Rosa Montero: Irena

© Rosa Montero, El País

Llevo una semana pensando en Irena Sendler. Quizá su nombre no te suene; pero si te digo que era la increíble viejecita polaca que salvó del genocidio a 2.500 niños judíos, la recordarás, porque su historia es inolvidable. También lo era su rostro, esa carita bellísima de centenaria feliz, esa graciosa anciana con aspecto de gnomo.
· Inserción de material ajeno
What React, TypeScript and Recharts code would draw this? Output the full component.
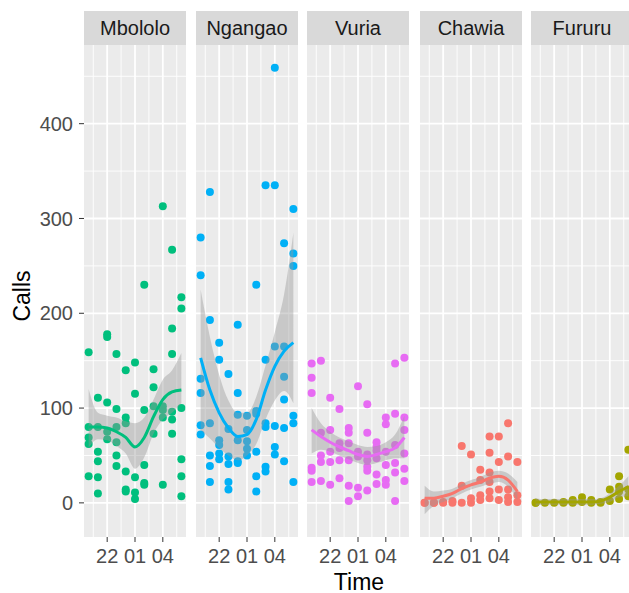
import React from 'react';
import { ComposedChart, Scatter, Line, Area, XAxis, YAxis, ReferenceLine, CartesianGrid } from 'recharts';

const sites = ['Mbololo', 'Ngangao', 'Vuria', 'Chawia', 'Fururu'];
const siteColors = ['#00BF7D', '#00B0F6', '#E76BF3', '#F8766D', '#A3A500'];

// hour of the night (24 = midnight, 30 = 06:00)
const hours = [20, 21, 22, 23, 24, 25, 26, 27, 28, 29, 30];
const timeTicks = [22, 25, 28];
const timeTickLabels = ['22', '01', '04'];
const timeMinor = [20.5, 23.5, 26.5, 29.5];
const callTicks = [0, 100, 200, 300, 400];
const callMinor = [50, 150, 250, 350, 450];

// calls recorded, one list per hour
const mbololoCalls = [
  [159, 80, 69, 62, 28],
  [111, 80, 54, 44, 27, 10],
  [178, 175, 106, 75, 67],
  [157, 99, 80, 64, 50, 39],
  [140, 90, 84, 33, 14, 12],
  [148, 115, 27, 11, 4],
  [230, 98, 40, 21, 19],
  [141, 122, 102, 73],
  [313, 102, 98, 90, 19],
  [267, 184, 157, 96, 88, 73],
  [217, 205, 100, 46, 28, 7],
];
const ngangaoCalls = [
  [280, 240, 131, 116, 82, 72],
  [328, 193, 84, 50, 39, 22],
  [169, 151, 66, 61, 52, 46],
  [136, 78, 49, 41, 22, 14],
  [188, 116, 93, 66, 44, 42],
  [92, 77, 65, 57, 50],
  [230, 97, 94, 54, 28, 12],
  [335, 151, 84, 80, 38, 33],
  [459, 335, 165, 81, 59, 51],
  [274, 165, 133, 109, 79, 44],
  [310, 263, 250, 92, 84, 22],
];
const vuriaCalls = [
  [147, 132, 116, 37, 34, 22],
  [150, 74, 50, 43, 23],
  [111, 77, 54, 43, 19],
  [99, 63, 58, 45, 26],
  [79, 74, 63, 45, 18, 2],
  [123, 54, 49, 16, 7],
  [104, 74, 51, 45, 38, 34, 13],
  [64, 59, 55, 47, 30, 20],
  [90, 83, 54, 40, 24, 19],
  [147, 94, 61, 42, 32, 2],
  [153, 90, 77, 52, 36, 23],
];
const chawiaCalls = [
  [0, 0],
  [0, 0],
  [1, 0],
  [2, 0],
  [60, 18, 0],
  [51, 5, 0],
  [35, 24, 8, 3],
  [70, 53, 32, 22, 12, 5],
  [70, 43, 14, 3],
  [84, 49, 14, 6, 1],
  [43, 8, 1],
];
const fururuCalls = [
  [0, 0],
  [0],
  [0],
  [1, 0],
  [3, 0],
  [6, 1],
  [3, 0],
  [1, 0],
  [14, 2],
  [28, 17, 12, 4],
  [56, 14, 7],
];

// loess fit and its confidence band, read per hour
const mbololoFit = [80, 80, 79, 75, 69, 59, 69, 91, 109, 117, 119];
const mbololoLow = [58, 67, 66, 60, 52, 36, 48, 73, 88, 95, 105];
const mbololoHigh = [120, 95, 92, 90, 86, 84, 90, 109, 130, 140, 158];
const ngangaoFit = [153, 119, 95, 79, 70, 72, 88, 119, 144, 160, 169];
const ngangaoLow = [77, 68, 58, 50, 45, 50, 62, 88, 108, 118, 105];
const ngangaoHigh = [225, 175, 135, 108, 95, 95, 112, 145, 180, 220, 285];
const vuriaFit = [77, 70, 64, 59, 55, 51, 49, 51, 54, 58, 69];
const vuriaLow = [52, 56, 54, 50, 46, 42, 40, 42, 45, 47, 47];
const vuriaHigh = [100, 84, 75, 69, 65, 61, 59, 60, 64, 72, 92];
const chawiaFit = [5, 5, 7, 10, 15, 19, 22, 26, 28, 24, 12];
const chawiaLow = [-12, -3, 1, 5, 10, 14, 17, 20, 22, 17, 3];
const chawiaHigh = [18, 12, 13, 15, 20, 24, 27, 32, 34, 31, 22];
const fururuFit = [1, 1, 1, 1, 1, 1, 1, 2, 6, 12, 17];
const fururuLow = [-3, -2, -2, -2, -2, -2, -2, -1, 1, 6, 7];
const fururuHigh = [5, 4, 4, 4, 4, 4, 4, 5, 10, 18, 28];

const panels = [
  { calls: mbololoCalls, fit: mbololoFit, low: mbololoLow, high: mbololoHigh },
  { calls: ngangaoCalls, fit: ngangaoFit, low: ngangaoLow, high: ngangaoHigh },
  { calls: vuriaCalls, fit: vuriaFit, low: vuriaLow, high: vuriaHigh },
  { calls: chawiaCalls, fit: chawiaFit, low: chawiaLow, high: chawiaHigh },
  { calls: fururuCalls, fit: fururuFit, low: fururuLow, high: fururuHigh },
];

const PANEL_LEFT = [84, 196, 307, 420, 531];
const PANEL_W = 102;
const PANEL_TOP = 45;
const PANEL_H = 492;
const XAXIS_H = 40;
const YAXIS_W = 60;

const Panel = ({ index }: { index: number }) => {
  const color = siteColors[index];
  const p = panels[index];
  const points = hours.flatMap((h, i) => p.calls[i].map((v) => ({ t: h, calls: v })));
  const smooth = hours.map((h, i) => ({ t: h, fit: p.fit[i], band: [p.low[i], p.high[i]] }));
  const first = index === 0;
  const yW = first ? YAXIS_W : 0;

  const dot = (props: any) => <circle cx={props.cx} cy={props.cy} r={4} fill={color} />;

  return (
    <>
      <div
        style={{
          position: 'absolute', left: PANEL_LEFT[index], top: 11, width: PANEL_W, height: 34,
          background: '#D9D9D9', color: '#1A1A1A', fontSize: 20, lineHeight: '34px', textAlign: 'center',
        }}
      >
        {sites[index]}
      </div>
      <div style={{ position: 'absolute', left: PANEL_LEFT[index] - yW, top: PANEL_TOP }}>
        <ComposedChart
          width={PANEL_W + yW}
          height={PANEL_H + XAXIS_H}
          data={smooth}
          margin={{ top: 0, right: 0, bottom: 0, left: 0 }}
        >
          <CartesianGrid fill="#EBEBEB" horizontal={false} vertical={false} />
          <XAxis
            dataKey="t"
            type="number"
            domain={[19.5, 30.5]}
            ticks={timeTicks}
            interval={0}
            allowDataOverflow
            tickFormatter={(v) => timeTickLabels[timeTicks.indexOf(v)]}
            axisLine={false}
            tickSize={5}
            tickMargin={7}
            tickLine={{ stroke: '#333333' }}
            tick={{ fill: '#4D4D4D', fontSize: 20 }}
            height={XAXIS_H}
          />
          <YAxis
            type="number"
            domain={[-36, 483]}
            ticks={callTicks}
            interval={0}
            allowDataOverflow
            hide={!first}
            width={yW}
            axisLine={false}
            tickSize={5}
            tickMargin={6}
            tickLine={{ stroke: '#333333' }}
            tick={{ fill: '#4D4D4D', fontSize: 20 }}
          />
          {callMinor.map((v) => (
            <ReferenceLine key={'hm' + v} y={v} stroke="#FFFFFF" strokeWidth={0.9} zIndex={-50} />
          ))}
          {timeMinor.map((v) => (
            <ReferenceLine key={'vm' + v} x={v} stroke="#FFFFFF" strokeWidth={0.9} zIndex={-50} />
          ))}
          {callTicks.map((v) => (
            <ReferenceLine key={'hM' + v} y={v} stroke="#FFFFFF" strokeWidth={1.8} zIndex={-50} />
          ))}
          {timeTicks.map((v) => (
            <ReferenceLine key={'vM' + v} x={v} stroke="#FFFFFF" strokeWidth={1.8} zIndex={-50} />
          ))}
          <Scatter data={points} dataKey="calls" shape={dot} isAnimationActive={false} zIndex={100} />
          <Area
            dataKey="band"
            type="monotone"
            fill="#999999"
            fillOpacity={0.42}
            stroke="none"
            isAnimationActive={false}
            zIndex={200}
          />
          <Line
            dataKey="fit"
            type="monotone"
            stroke={color}
            strokeWidth={3}
            dot={false}
            activeDot={false}
            isAnimationActive={false}
            zIndex={300}
          />
        </ComposedChart>
      </div>
    </>
  );
};

export default function App() {
  return (
    <div
      style={{
        position: 'absolute', left: 0, top: 0, width: 629, height: 593, overflow: 'hidden',
        background: '#FFFFFF', fontFamily: '"Liberation Sans", Arial, sans-serif',
      }}
    >
      {sites.map((s, i) => (
        <Panel key={s} index={i} />
      ))}
      <div
        style={{
          position: 'absolute', left: 22, top: 296, transform: 'translate(-50%, -50%) rotate(-90deg)',
          fontSize: 23, color: '#000000', whiteSpace: 'nowrap',
        }}
      >
        Calls
      </div>
      <div
        style={{
          position: 'absolute', left: 359, top: 582, transform: 'translate(-50%, -50%)',
          fontSize: 23, color: '#000000', whiteSpace: 'nowrap',
        }}
      >
        Time
      </div>
    </div>
  );
}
Irena encarna a la perfección el heroísmo. Liberó a los niños y les dio otra identidad aria. Descubierta por los nazis en 1943 y torturada bárbaramente (le rompieron los brazos y las piernas), no contó dónde estaban los pequeños. Fue condenada a muerte, pero un guardia la dejó escapar. Acabó la guerra y, como la antinazi Irena también era anticomunista, el nuevo régimen polaco sepultó a la incómoda heroína en el silencio. Qué inquietante es la vida: si no hubiera sido tan longeva, hoy no estaríamos hablando de ella. Porque sólo fue redescubierta en 1999 por tres estudiantes de instituto. Y, como estaba viva, quedaba bien sacarla en las noticias. De haber fallecido, su gesta sólo hubiera merecido alguna mención en un libro académico. Así somos los medios, así es esta sociedad que todo lo mastica y lo devora. Nos comimos a la ancianita Irena con delectación, como si fuera un caramelo: por fin algo hermoso que paladear. Pero, cuando fue propuesta para el Premio Nobel de la Paz en 2007, se lo dieron a Al Gore, naturalmente, porque los premios forman parte de la convencionalidad más berroqueña, y en ese mundo de poder una abuelilla / caramelo nunca puede competir con un vicepresidente. Y, sin embargo, yo estoy segura de que la verdadera vida (o la verdad de la vida) está en los seres luminosos como Irena, y en los monstruos abisales, como Fritzl, el verdugo austriaco. Los ángeles y los demonios están en este mundo. El infierno son los otros, como decía Sartre, pero también el cielo.